Direktifin teklif aşamasında olduğu unutulmamalıdır. Buradaki tüm konular tartışmaya açıktır ve hukuki konuların olgunlaşması 10 yıllar sürebilmektedir. Yine de metinden bazı temel çıkarımlar yapılabilmektedir. Bunlar; (i) yapay zekanın yüksek risk ve yüksek olmayan risk olarak iki kategoride ele alınacağıdır. Şimdiki mevzuat -en azından benim kişisel yorumum- sürücüsüz otomobilleri yüksek risk grubundan kabul etmektedir. (ii) Yapay zekanın ifa edeceği işe uygun hassasiyette ve sağlamlıkta olması ve siber-güvenlik önlemleri ile donatılmış olması beklenmektedir ve olası bir yargılamada kusur oranı değerlendirilirken bu hususlar dikkate alınacaktır. (iii) Yapay zeka sağlayıcılarının, yapay zekanın işleyişi ve yapay zekanın karar alma yetisi ile ilgili süreçte şeffaf olmaları aranacaktır. Bunun amacı da yapay zekanın az önce belirtilen standartları taşıyıp taşımadığının etkin biçimde incelenebilmesidir.

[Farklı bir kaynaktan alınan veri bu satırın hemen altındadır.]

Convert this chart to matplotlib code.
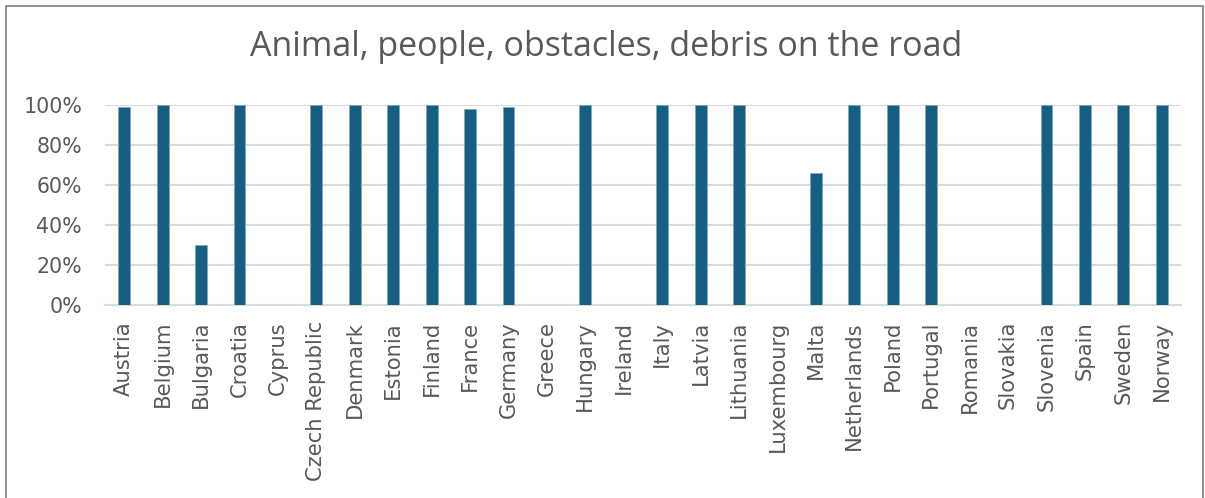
import matplotlib
matplotlib.use("Agg")
import matplotlib.pyplot as plt
from matplotlib.patches import Rectangle
from matplotlib.ticker import PercentFormatter

countries = ["Austria", "Belgium", "Bulgaria", "Croatia", "Cyprus", "Czech Republic",
             "Denmark", "Estonia", "Finland", "France", "Germany", "Greece", "Hungary",
             "Ireland", "Italy", "Latvia", "Lithuania", "Luxembourg", "Malta",
             "Netherlands", "Poland", "Portugal", "Romania", "Slovakia", "Slovenia",
             "Spain", "Sweden", "Norway"]
values = [99, 100, 30, 100, 0, 100, 100, 100, 100, 98, 99, 0, 100, 0, 100, 100, 100,
          0, 66, 100, 100, 100, 0, 0, 100, 100, 100, 100]
yticks = [0, 20, 40, 60, 80, 100]

plt.rcParams["font.family"] = ["DejaVu Sans"]
grey = "#595959"

fig = plt.figure(figsize=(12.05, 4.98), dpi=100)
ax = fig.add_axes([105 / 1205, 1 - 305 / 498, (1181 - 105) / 1205, 200 / 498])

x = range(len(countries))
ax.bar(x, values, width=0.31, color="#156082", edgecolor="#7fa6bb", linewidth=0.6, zorder=3)

ax.set_xlim(-0.5, len(countries) - 0.5)
ax.set_ylim(0, 100)
ax.set_yticks(yticks)
ax.yaxis.set_major_formatter(PercentFormatter(decimals=0))
ax.set_xticks(list(x))
ax.set_xticklabels(countries, rotation=90, fontsize=15.2, color=grey)
ax.tick_params(axis="y", labelsize=14.8, labelcolor=grey, length=0, pad=16.5)
ax.tick_params(axis="x", length=0, pad=11.5)
ax.grid(axis="y", color="#d9d9d9", linewidth=1.5, zorder=0)
for s in ["top", "right", "left"]:
    ax.spines[s].set_visible(False)
ax.spines["bottom"].set_color("#d9d9d9")
ax.spines["bottom"].set_linewidth(1.5)

fig.text(0.5 + 4 / 1205, 1 - 47 / 498, "Animal, people, obstacles, debris on the road",
         ha="center", va="center", fontsize=24.5, color=grey, family="Open Sans")

fig.patches.append(Rectangle((6 / 1205, -0.1), (1203 - 6) / 1205, 1.1 - 6 / 498,
                             transform=fig.transFigure, fill=False,
                             edgecolor="#7f7f7f", linewidth=1.2))

fig.savefig("out.png", dpi=100)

Bunun otomobil kiralama sektörüne etkisi ise sürücüsüz araçların etkin şekilde ve dikkate değer bir adette kiraya verilmesinden sonra ortaya çıkacaktır. Direktife göre yapay zeka sağlayıcısına kusursuz sorumluluk yüklenmemiştir. Bu açıdan, otomobil kiralayanın, işleten olması nedeniyle ortaya çıkabilecek kusursuz sorumluluğunda bir fark olamayacaktır. Ancak, sorumluluğun rücu edilmesi noktasında yapay zeka sağlayıcısına başvurulması imkanı doğacaktır. İkinci bir hal ise özellikle sürücüsüz araçların mikro kiralamalara konu edilmesi halinde[3] ortaya çıkabilecektir. Mikro kiralamaya konu aracın belli yapay zeka fonksiyonlarının kiralama şirketi tarafından sağlanması halinde, sağlanan bu kısma ilişkin kiralamacının yapay zeka sağlayıcısı olarak bir sorumluluk ve uyum kalemi daha ortaya çıkacaktır.

Kaynakça:

[1] European Commission, Directorate-General for Communications Networks, Content and Technology, European enterprise survey on the use of technologies based on artificial intelligence : final report, Publications Office, 2020, s.56 https://data.europa.eu/doi/10.2759/759368. (erişim tarihi: 11.10.2022)
[2] COM (2022) 496: Proposal for a DIRECTIVE OF THE EUROPEAN PARLIAMENT AND OF THE COUNCIL on adapting non-contractual civil liability rules to artificial intelligence (AI Liability Directive) https://eur-lex.europa.eu/procedure/ EN/2022_303?qid=1665469407688&rid=1 (erişim tarihi: 11.10.2022)
[3] Bu ürün kaleminin otomobil kiralamasının geleceği açısından çok büyük önem arz edeceğini, nitekim otomobil sahipliğinin buna evirileceğini düşünüyoruz.